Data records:
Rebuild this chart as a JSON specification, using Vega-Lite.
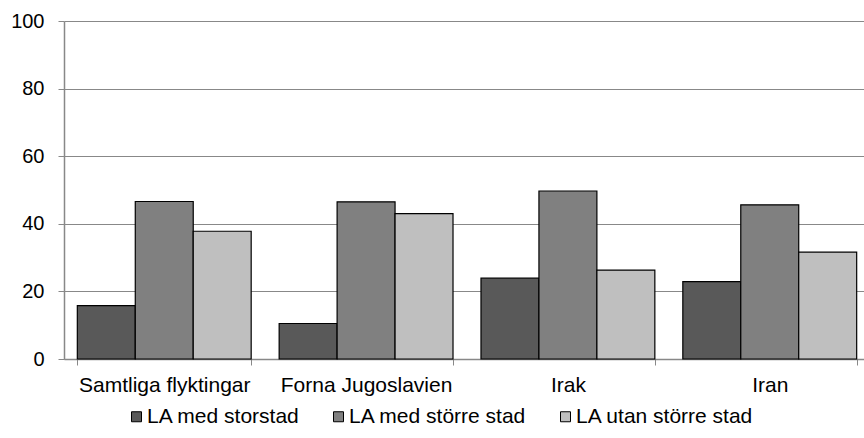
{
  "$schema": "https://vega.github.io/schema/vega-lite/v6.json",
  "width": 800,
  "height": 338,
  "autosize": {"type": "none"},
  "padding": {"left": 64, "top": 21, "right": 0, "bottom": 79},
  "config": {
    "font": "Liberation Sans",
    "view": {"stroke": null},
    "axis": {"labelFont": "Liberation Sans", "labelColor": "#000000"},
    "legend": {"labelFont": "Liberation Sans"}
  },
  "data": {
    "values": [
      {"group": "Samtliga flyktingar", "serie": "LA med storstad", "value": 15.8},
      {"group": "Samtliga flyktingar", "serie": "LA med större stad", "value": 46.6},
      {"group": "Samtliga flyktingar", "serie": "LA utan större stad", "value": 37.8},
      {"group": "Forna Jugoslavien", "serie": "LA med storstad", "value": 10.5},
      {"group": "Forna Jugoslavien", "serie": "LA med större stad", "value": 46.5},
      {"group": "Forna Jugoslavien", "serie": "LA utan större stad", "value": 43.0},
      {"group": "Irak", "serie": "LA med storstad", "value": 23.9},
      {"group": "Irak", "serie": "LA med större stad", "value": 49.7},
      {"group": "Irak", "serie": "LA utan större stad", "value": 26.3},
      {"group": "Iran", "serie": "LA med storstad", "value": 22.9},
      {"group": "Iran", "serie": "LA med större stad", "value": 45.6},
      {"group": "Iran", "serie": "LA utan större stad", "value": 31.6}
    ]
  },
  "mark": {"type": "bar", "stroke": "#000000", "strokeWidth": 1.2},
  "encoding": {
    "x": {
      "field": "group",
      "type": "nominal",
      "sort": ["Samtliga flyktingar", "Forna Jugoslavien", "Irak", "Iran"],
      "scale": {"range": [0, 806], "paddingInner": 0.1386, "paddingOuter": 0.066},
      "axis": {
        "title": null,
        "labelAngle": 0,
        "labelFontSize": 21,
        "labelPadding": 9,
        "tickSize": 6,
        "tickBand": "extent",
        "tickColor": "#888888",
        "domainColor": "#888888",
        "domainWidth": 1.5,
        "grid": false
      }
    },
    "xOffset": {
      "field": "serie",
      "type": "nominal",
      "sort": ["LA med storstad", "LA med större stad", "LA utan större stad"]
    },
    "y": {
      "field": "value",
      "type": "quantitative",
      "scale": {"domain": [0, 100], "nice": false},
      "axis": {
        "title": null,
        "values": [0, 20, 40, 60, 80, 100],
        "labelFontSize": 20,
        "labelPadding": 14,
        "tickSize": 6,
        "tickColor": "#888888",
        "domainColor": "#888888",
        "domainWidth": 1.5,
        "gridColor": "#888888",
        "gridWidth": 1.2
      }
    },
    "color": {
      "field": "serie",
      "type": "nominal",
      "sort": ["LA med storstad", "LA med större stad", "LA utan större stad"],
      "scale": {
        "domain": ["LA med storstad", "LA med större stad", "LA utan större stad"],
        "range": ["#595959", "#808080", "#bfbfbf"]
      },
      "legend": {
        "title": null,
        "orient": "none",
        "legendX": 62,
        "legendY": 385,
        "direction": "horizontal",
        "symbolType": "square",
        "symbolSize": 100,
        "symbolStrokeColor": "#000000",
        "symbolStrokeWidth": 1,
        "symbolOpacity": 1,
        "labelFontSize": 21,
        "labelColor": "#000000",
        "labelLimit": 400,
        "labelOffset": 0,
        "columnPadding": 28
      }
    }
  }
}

--

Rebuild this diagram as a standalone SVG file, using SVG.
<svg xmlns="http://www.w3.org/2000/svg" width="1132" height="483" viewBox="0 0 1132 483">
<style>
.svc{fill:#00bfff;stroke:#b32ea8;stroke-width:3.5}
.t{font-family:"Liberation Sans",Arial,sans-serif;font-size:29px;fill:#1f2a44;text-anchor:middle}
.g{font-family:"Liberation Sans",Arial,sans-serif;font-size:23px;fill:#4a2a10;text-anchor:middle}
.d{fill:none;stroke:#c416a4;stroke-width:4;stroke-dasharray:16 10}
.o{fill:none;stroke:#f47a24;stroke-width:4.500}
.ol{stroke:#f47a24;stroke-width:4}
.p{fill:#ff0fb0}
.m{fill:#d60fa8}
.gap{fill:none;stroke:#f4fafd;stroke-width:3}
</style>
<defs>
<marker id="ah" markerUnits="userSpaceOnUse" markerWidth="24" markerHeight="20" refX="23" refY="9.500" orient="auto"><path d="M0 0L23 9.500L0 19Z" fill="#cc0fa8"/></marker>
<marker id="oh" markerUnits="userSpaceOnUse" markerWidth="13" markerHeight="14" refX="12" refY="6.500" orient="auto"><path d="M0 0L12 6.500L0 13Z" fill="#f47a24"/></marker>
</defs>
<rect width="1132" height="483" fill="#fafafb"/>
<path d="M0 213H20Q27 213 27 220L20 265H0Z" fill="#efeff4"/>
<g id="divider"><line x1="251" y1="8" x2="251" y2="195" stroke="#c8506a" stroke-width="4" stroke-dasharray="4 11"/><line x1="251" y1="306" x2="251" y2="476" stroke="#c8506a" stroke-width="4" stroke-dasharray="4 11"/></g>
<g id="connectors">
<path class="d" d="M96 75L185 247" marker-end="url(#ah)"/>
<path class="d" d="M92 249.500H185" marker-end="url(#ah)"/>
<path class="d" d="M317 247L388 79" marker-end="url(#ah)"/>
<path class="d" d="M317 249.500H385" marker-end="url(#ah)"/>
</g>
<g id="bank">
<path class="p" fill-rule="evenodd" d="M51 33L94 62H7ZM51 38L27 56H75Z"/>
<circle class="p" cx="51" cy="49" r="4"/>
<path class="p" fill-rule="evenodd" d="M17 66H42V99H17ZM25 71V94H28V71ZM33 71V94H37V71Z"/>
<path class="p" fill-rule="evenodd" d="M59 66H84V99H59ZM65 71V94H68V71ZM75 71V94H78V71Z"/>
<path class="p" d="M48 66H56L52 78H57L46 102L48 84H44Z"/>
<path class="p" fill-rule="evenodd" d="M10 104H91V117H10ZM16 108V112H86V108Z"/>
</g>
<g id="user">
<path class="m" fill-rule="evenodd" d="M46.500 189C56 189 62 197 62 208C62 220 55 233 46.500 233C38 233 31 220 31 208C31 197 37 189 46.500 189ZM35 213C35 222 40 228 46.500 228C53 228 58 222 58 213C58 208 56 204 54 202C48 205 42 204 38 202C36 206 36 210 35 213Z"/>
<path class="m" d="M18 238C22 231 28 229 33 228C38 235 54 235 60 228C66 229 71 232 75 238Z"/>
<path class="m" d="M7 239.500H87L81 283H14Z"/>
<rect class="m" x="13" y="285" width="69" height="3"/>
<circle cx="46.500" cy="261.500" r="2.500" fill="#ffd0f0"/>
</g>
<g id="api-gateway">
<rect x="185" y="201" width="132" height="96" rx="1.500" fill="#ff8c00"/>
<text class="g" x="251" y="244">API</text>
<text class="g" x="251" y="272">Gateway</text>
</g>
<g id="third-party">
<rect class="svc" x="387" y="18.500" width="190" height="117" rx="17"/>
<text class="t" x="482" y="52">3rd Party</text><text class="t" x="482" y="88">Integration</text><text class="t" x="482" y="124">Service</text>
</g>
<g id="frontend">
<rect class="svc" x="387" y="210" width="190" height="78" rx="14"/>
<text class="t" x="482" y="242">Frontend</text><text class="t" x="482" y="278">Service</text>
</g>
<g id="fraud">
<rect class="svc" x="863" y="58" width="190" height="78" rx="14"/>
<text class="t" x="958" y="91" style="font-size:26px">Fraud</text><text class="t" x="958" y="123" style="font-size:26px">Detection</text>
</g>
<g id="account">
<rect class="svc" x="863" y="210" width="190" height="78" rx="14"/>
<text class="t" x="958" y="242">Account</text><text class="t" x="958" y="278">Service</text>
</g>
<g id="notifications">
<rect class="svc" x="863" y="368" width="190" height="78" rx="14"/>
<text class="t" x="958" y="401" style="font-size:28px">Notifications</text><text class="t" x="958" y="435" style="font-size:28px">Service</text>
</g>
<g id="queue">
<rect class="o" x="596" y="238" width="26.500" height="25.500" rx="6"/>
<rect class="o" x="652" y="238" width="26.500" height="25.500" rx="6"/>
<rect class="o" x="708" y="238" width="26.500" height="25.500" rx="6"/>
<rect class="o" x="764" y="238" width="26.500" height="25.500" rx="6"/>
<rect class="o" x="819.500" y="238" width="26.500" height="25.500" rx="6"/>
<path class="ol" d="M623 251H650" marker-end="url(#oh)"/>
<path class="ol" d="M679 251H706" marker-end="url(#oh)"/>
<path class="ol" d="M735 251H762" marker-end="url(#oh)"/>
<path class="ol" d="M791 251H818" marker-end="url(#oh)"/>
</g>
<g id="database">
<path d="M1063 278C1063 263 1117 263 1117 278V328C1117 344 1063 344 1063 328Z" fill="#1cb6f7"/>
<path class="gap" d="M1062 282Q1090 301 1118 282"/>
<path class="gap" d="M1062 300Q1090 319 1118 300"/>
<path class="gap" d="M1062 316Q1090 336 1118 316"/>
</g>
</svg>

==

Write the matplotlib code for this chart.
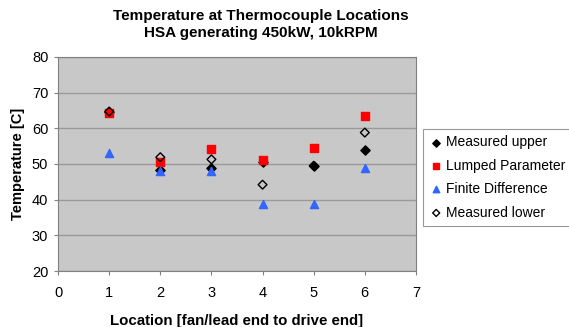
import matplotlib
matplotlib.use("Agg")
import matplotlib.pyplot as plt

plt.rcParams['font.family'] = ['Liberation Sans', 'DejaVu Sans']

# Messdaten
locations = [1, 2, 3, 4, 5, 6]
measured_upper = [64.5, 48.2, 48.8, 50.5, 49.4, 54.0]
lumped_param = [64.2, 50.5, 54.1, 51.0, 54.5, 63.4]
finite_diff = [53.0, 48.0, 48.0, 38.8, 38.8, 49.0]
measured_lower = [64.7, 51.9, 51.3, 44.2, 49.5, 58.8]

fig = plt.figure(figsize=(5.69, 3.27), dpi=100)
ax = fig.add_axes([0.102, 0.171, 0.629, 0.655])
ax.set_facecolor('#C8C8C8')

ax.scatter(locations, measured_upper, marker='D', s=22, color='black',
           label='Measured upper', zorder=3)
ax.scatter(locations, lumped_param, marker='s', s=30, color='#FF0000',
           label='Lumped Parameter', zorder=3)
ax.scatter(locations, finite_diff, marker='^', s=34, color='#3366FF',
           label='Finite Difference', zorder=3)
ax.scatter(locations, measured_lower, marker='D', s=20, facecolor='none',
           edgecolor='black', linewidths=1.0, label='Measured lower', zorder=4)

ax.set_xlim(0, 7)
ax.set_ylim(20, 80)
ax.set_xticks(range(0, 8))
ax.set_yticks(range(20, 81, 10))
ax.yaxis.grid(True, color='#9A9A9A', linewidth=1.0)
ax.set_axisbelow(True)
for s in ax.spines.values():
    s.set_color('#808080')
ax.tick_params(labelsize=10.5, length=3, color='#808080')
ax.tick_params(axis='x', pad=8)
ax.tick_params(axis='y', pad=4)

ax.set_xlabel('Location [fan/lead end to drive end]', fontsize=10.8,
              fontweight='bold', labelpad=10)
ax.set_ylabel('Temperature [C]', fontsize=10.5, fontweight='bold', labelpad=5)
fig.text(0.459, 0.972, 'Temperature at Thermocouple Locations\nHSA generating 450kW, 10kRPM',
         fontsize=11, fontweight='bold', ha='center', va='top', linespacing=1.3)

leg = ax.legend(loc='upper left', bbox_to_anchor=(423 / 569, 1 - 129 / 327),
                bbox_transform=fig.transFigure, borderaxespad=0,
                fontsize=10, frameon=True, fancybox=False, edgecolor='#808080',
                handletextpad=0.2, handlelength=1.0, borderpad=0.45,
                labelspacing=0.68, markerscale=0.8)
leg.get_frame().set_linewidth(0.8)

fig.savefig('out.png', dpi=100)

**STATED TASK:** From the data above, copy out every line with the string "matplotlib" in it.

**EXPECTED OUTPUT:**
Write the matplotlib code for this chart.
import matplotlib
matplotlib.use("Agg")
import matplotlib.pyplot as plt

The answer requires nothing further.